Caribbean countries scramble to keep oil stocks up
January 6 2003
The five-week strike that has paralysed Venezuelan oil shipments is constricting supplies to several Caribbean countries, causing prices to rise and governments to look elsewhere for fuel shipments, officials said.
Venezuela and Trinidad are the main suppliers of refined oil to the region. But as Trinidad and Tobago receives one-third of its crude from Venezuela, it will need to buy crude elsewhere at higher prices if its Venezuelan shipments don't arrive this month.
"Picking it up at a higher price, that is going to affect all of us," Byron Blake, assistant secretary general of the 15-member Caribbean Community, said on Friday.
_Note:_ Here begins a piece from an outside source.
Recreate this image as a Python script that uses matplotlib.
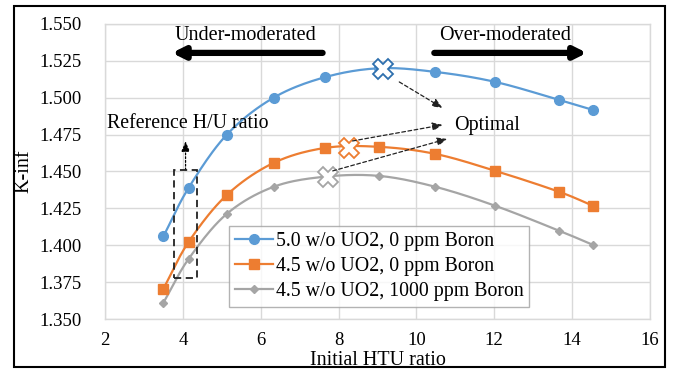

As Venezuela's general strike affects world oil prices, at least six Caribbean countries, including Guyana and Jamaica, have asked neighbouring Trinidad for help in keeping up reserves of refined oil products, a Trinidadian diplomat in Venezuela said.
"When we receive Venezuelan crude, we first have to take care of our domestic needs and then consider helping our neighbouring countries," Trinidad charge d'affairs Nieves Callender said on Friday.
Under the 1980 San Jose Pact, Venezuela and Mexico provide oil at preferential rates to 11 other Caribbean and Central American countries, including Guatemala, Dominican Republic, Haiti, Honduras, Belize, Nicaragua, Barbados, Costa Rica, El Salvador, Jamaica and Panama.
Other countries, like Trinidad, have separate deals with Venezuela.
Prior to the Venezuelan opposition strike, Venezuela and Mexico each provided 80,000 barrels a day to countries under the pact. But Venezuelan exports have been reduced to a trickle by the protests against President Hugo Chavez's government.